A obra segue tendo continuações em quadrinhos, animações e filmes, já sem tanto envolvimento do criador original. Hoje, é o quarto mangá mais vendido da história, com 260 milhões de cópias pelo mundo, somados seus 42 volumes. No Brasil, foi publicada pelas editoras Conrad e Panini, e tem traduções em mais de 50 países do mundo.
"Eu fui um daqueles que assumiram o bastão desde os dias em que ler mangá era considerado coisa de bobo", escreveu o amigo Eiichiro Oda, autor de "One Piece", o atual mangá mais vendido da história, em mensagem de despedida. "Ele criou uma era em que adultos e crianças podiam desfrutar da leitura de mangás. Nos mostrou o sonho de que os mangás poderiam se popularizar pelo mundo. Era como assistir a um herói avançando. [...] Que o paraíso seja o mundo alegre que ele idealizou."
No Japão, a rotina de um mangaká, em especial a daqueles que desenham e escrevem para revistas semanais, é altamente exaustiva. Muitos se aposentam ou seguem trabalhando com problemas de saúde significativos. Alguns artistas tendem a ser pessoas reclusas em seus estúdios, mesmo após o fim de seus trabalhos, o que não foi diferente com Toriyama, que aparecia pouco aos olhos do público e em eventos, mantendo uma vida discreta em Nagoya, sua cidade natal.
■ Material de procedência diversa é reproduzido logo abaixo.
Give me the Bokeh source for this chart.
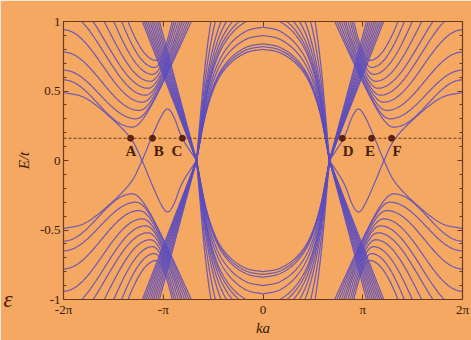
import numpy as np
from bokeh.plotting import figure
from bokeh.models import FixedTicker, LinearAxis, Span, ColumnDataSource, Range1d
from bokeh.core.properties import value
from bokeh.embed import file_html
from bokeh.resources import INLINE

PI = np.pi

# ---------------- values (left half, E >= 0) ----------------
K_DIRAC = -2.094          # gapless crossing of the dense fan (ka)
E_F = 0.16                # dashed Fermi line

# gapped U-shaped subbands near ka ~ -4
u_min_ka = [-4.12, -4.00, -3.90, -3.80, -3.70, -3.62, -3.55, -3.48, -3.42, -3.36]
u_min_E = [0.24, 0.30, 0.36, 0.42, 0.47, 0.52, 0.57, 0.62, 0.67, 0.72]
u_edge_E = [0.58, 0.65, 0.78, 0.94]                       # value at ka=-2pi (first four)
u_left_top_ka = [-5.71, -5.35, -5.00, -4.70, -4.45, -4.25]  # where the others leave E=1
u_right_top_ka = [-2.26, -2.33, -2.40, -2.47, -2.54, -2.60, -2.67, -2.74, -2.80, -2.86]

# dense linear fan leaving the Dirac crossing to the left (where it reaches E=1)
fan_top_ka = [-3.80, -3.74, -3.68, -3.62, -3.56, -3.50, -3.44, -3.38, -3.32, -3.26]

# central domes: apex at ka=0 (visible ones) and top crossings (the higher ones)
dome_apex_E = [0.80, 0.82, 0.84, 0.90, 0.96]
dome_top_ka = [-0.53, -0.75, -0.96, -1.15, -1.32, -1.50, -1.64]
dome_u = [0.0, 0.25, 0.50, 0.70, 0.86, 1.0]      # |ka| / |K|
dome_D = [1.0, 0.97, 0.87, 0.70, 0.42, 0.0]      # relative height

# thin edge-state line through A (mirrored copies give B..F lines)
edge_ka = [-6.283, -5.6, -4.85, -4.17, -3.81, -3.50, -3.20, -3.00, -2.80, -2.54, -2.094]
edge_E = [0.49, 0.45, 0.32, 0.16, 0.0, -0.17, -0.32, -0.37, -0.31, -0.16, 0.0]

# labelled points on the Fermi line
pt_names = ["A", "B", "C", "D", "E", "F"]
pt_ka = [-4.17, -3.48, -2.54, 2.50, 3.42, 4.05]
lbl_ka = [-4.16, -3.28, -2.71, 2.68, 3.37, 4.22]
lbl_E = [0.065] * 6

x_ticks = [-2 * PI, -PI, 0, PI, 2 * PI]
x_tick_labels = ["-2π", "-π", "0", "π", "2π"]
y_ticks = [-1, -0.5, 0, 0.5, 1]
y_tick_labels = ["-1", "-0.5", "0", "0.5", "1"]
corner_glyph = "ε"          # cut-off glyph at the lower-left edge of the picture

# ---------------- helpers ----------------
def catmull(xs, ys, n=24):
    pts = np.column_stack([xs, ys]).astype(float)
    P = np.vstack([2 * pts[0] - pts[1], pts, 2 * pts[-1] - pts[-2]])
    out = []
    t = np.linspace(0, 1, n, endpoint=False)[:, None]
    for i in range(1, len(P) - 2):
        p0, p1, p2, p3 = P[i - 1], P[i], P[i + 1], P[i + 2]
        seg = 0.5 * ((2 * p1) + (-p0 + p2) * t + (2 * p0 - 5 * p1 + 4 * p2 - p3) * t ** 2
                     + (-p0 + 3 * p1 - 3 * p2 + p3) * t ** 3)
        out.append(seg)
    out.append(pts[-1][None, :])
    o = np.vstack(out)
    return o[:, 0], o[:, 1]


def u_curve(km, Em, EL, ktop):
    L = km + 2 * PI
    kl = np.linspace(-2 * PI, km, 70)
    s = (1 - np.cos(PI * (km - kl) / L)) / 2
    el = Em + (EL - Em) * s
    v = np.sqrt(1 - Em ** 2) / (ktop - km)
    kr = np.linspace(km, ktop + 0.5, 70)[1:]
    er = np.sqrt(Em ** 2 + (v * (kr - km)) ** 2)
    return np.concatenate([kl, kr]), np.concatenate([el, er])


quad_curves = []
# U subbands
for i, (km, Em, kt) in enumerate(zip(u_min_ka, u_min_E, u_right_top_ka)):
    if i < len(u_edge_E):
        EL = u_edge_E[i]
    else:
        ktl = u_left_top_ka[i - len(u_edge_E)]
        L = km + 2 * PI
        s = (1 - np.cos(PI * (km - ktl) / L)) / 2
        EL = Em + (1 - Em) / s
    quad_curves.append(u_curve(km, Em, EL, kt))
# dense fan
for kt in fan_top_ka:
    quad_curves.append((np.array([K_DIRAC, kt - 0.3 * (K_DIRAC - kt)]), np.array([0.0, 1.3])))
# edge-state line
quad_curves.append(catmull(edge_ka, edge_E))

xs, ys = [], []
for kx, ey in quad_curves:
    for sx in (1, -1):
        for sy in (1, -1):
            xs.append(list(sx * kx))
            ys.append(list(sy * ey))

# domes (span the centre)
du, dD = catmull(dome_u, dome_D, 30)
order = np.argsort(du)
du, dD = du[order], dD[order]
heights = list(dome_apex_E)
for kt in dome_top_ka:
    heights.append(1.0 / np.interp(abs(kt / K_DIRAC), du, dD))
kd = np.concatenate([-du[::-1], du[1:]]) * abs(K_DIRAC)
Dd = np.concatenate([dD[::-1], dD[1:]])
for h in heights:
    for sy in (1, -1):
        xs.append(list(kd))
        ys.append(list(sy * h * Dd))

# ---------------- figure ----------------
BG = "#F4A862"
FRAME = "#6b3a1e"
TXT = "#3a1a08"
LINE = "#5a4cc0"
SERIF = "Liberation Serif"

p = figure(width=471, height=340, x_range=Range1d(-2 * PI, 2 * PI), y_range=Range1d(-1, 1),
           output_backend="svg", toolbar_location=None,
           min_border_left=63, min_border_right=9, min_border_top=21, min_border_bottom=41)
p.background_fill_color = BG
p.border_fill_color = BG
p.outline_line_color = FRAME
p.outline_line_width = 1.2
p.grid.visible = False

p.multi_line(xs, ys, line_color=LINE, line_width=1.25, line_alpha=0.85)

p.add_layout(Span(location=E_F, dimension="width", line_color="#6b3a1e",
                  line_dash="3 2", line_width=1.2))

src = ColumnDataSource(dict(x=pt_ka, y=[E_F] * 6))
p.scatter("x", "y", source=src, size=6, fill_color="#5a1e10", line_color="#5a1e10")
lsrc = ColumnDataSource(dict(x=lbl_ka, y=lbl_E, t=pt_names))
p.text("x", "y", text="t", source=lsrc, text_font=value(SERIF), text_font_size="15px",
       text_font_style="bold", text_color="#4a2008", text_align="center", text_baseline="middle")

xt = FixedTicker(ticks=x_ticks, minor_ticks=[])
yt = FixedTicker(ticks=y_ticks, minor_ticks=[round(-1 + 0.1 * i, 2) for i in range(21)])

for ax in (p.xaxis[0], p.yaxis[0]):
    ax.major_tick_in = 5
    ax.major_tick_out = 0
    ax.minor_tick_in = 3
    ax.minor_tick_out = 0
    ax.axis_line_color = FRAME
    ax.major_tick_line_color = FRAME
    ax.minor_tick_line_color = FRAME
    ax.major_label_text_font = SERIF
    ax.major_label_text_font_size = "13px"
    ax.major_label_text_color = TXT
    ax.axis_label_text_font = SERIF
    ax.axis_label_text_font_size = "15px"
    ax.axis_label_text_font_style = "italic"
    ax.axis_label_text_color = TXT

p.xaxis[0].ticker = xt
p.xaxis[0].major_label_overrides = {t: l for t, l in zip(x_ticks, x_tick_labels)}
p.xaxis[0].axis_label = "ka"
p.xaxis[0].major_label_standoff = 2
p.xaxis[0].axis_label_standoff = 0
p.yaxis[0].ticker = yt
p.yaxis[0].major_label_overrides = {t: l for t, l in zip(y_ticks, y_tick_labels)}
p.yaxis[0].axis_label = "E/t"
p.yaxis[0].major_label_standoff = 3
p.yaxis[0].axis_label_standoff = 5

for loc, tk, ticks in (("above", xt, x_ticks), ("right", yt, y_ticks)):
    ax = LinearAxis(ticker=tk)
    ax.major_tick_in = 5
    ax.major_tick_out = 0
    ax.minor_tick_in = 3
    ax.minor_tick_out = 0
    ax.axis_line_color = FRAME
    ax.major_tick_line_color = FRAME
    ax.minor_tick_line_color = FRAME
    ax.major_label_overrides = {t: "" for t in ticks}
    ax.major_label_standoff = 0
    p.add_layout(ax, loc)

# outer invisible axis carrying the cut-off glyph at the lower-left edge
gax = LinearAxis(ticker=FixedTicker(ticks=[-1.0], minor_ticks=[]))
gax.axis_line_color = None
gax.major_tick_line_color = None
gax.minor_tick_line_color = None
gax.major_tick_in = 0
gax.major_tick_out = 0
gax.major_label_standoff = 0
gax.major_label_overrides = {-1.0: corner_glyph}
gax.major_label_text_font = SERIF
gax.major_label_text_font_size = "23px"
gax.major_label_text_font_style = "italic"
gax.major_label_text_color = "#4a2008"
p.add_layout(gax, "left")

open("out.html", "w").write(file_html(p, INLINE))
Há uma lenda que diz que facilitar a logística de Toriyama com as editoras em Tóquio foi a principal motivação por trás da construção de uma estrada próxima de sua casa que vai até o Aeroporto de Nagoya.
Além de Dragon Ball, o segundo mangá mais bem sucedido de Toriyama foi "Dr. Slump", publicado quatro anos antes, em 1980 (até 1984). Na história bem-humorada, em 18 volumes, o leitor acompanha a robôzinha Arale Norimaki num mundo de objetos e animais antropomórficos e a dificuldade da inocente protagonista em entender os pormenores do mundo em que foi lançada. Foi com um pouco da simplicidade e inocência de Arale e com a sagacidade curiosa de Goku que Akira Toriyama conquistou o mundo dos quadrinhos no Japão e no planeta. Um gênio da leveza, um gigante da arte.